→ **EXERCISE MATERIAL**:

________________________

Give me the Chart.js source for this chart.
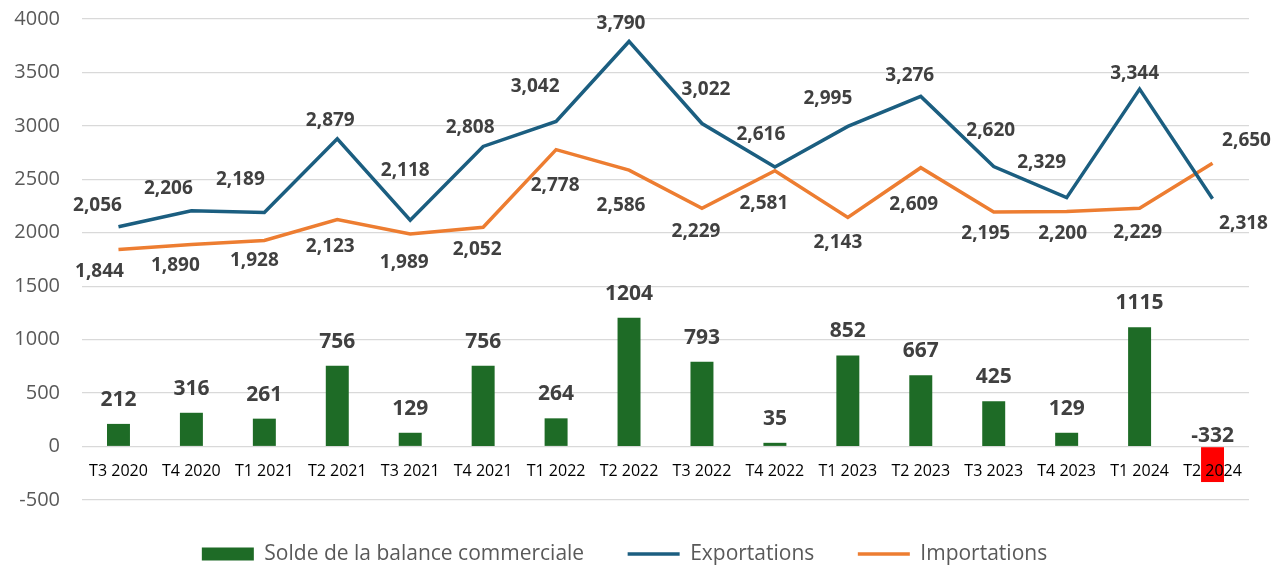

________________________

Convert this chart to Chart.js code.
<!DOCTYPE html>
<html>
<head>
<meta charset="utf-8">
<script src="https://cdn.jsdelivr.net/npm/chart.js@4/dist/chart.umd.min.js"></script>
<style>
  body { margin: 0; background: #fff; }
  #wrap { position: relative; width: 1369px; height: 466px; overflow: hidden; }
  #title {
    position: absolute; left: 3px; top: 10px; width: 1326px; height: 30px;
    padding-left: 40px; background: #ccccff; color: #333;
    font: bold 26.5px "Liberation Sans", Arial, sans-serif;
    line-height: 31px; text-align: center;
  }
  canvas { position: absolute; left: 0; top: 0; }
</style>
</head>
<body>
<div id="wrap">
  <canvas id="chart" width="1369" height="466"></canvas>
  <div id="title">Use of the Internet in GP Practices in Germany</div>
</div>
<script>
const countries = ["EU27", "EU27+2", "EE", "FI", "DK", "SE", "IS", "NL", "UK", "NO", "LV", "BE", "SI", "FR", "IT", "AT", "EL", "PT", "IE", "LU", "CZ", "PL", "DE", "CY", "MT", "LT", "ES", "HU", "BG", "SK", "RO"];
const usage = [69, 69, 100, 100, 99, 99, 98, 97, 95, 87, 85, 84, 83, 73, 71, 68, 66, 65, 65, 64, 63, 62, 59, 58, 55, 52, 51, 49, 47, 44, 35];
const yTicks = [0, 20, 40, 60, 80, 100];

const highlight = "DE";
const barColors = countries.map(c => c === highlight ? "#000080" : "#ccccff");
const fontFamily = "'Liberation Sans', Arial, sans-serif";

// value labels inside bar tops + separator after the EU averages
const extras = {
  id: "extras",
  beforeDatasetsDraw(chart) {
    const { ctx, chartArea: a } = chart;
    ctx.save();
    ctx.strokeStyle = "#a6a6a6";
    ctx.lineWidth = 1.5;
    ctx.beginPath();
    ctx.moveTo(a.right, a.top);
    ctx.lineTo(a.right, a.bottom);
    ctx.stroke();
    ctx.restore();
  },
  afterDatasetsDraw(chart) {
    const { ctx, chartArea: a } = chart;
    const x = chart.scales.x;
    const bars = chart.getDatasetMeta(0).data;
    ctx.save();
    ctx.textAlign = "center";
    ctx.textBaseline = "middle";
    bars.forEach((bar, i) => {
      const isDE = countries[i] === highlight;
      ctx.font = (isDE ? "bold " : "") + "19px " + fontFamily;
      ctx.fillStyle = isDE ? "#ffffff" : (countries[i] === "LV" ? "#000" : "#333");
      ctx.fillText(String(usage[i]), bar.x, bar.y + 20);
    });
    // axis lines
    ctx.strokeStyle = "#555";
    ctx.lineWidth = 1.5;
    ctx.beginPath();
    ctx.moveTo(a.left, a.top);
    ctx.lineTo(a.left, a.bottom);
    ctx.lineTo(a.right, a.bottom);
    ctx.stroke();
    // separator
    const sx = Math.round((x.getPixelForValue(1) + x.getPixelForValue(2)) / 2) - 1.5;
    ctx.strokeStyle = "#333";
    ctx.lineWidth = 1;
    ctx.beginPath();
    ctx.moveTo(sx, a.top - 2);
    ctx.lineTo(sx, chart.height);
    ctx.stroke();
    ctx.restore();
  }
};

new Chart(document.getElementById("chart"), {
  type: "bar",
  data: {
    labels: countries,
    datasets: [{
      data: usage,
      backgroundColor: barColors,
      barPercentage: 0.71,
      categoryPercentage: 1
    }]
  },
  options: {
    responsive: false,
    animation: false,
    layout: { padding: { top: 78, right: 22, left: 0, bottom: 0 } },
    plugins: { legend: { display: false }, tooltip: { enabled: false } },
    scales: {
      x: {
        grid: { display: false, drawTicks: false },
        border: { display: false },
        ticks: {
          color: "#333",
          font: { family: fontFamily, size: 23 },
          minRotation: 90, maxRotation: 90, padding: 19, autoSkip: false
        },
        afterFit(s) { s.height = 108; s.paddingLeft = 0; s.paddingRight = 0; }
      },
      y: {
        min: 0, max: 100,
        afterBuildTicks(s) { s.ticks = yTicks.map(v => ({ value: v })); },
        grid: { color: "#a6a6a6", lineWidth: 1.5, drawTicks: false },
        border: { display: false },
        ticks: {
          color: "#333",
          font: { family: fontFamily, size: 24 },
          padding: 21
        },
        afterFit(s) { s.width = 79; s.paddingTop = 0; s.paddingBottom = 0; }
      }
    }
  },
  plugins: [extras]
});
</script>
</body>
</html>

________________________

→ **TASK PROMPT**: Determine the number of lines in the data that contain "this" as a word or string, and state only that number.

→ **COMPLETE OUTPUT**: 2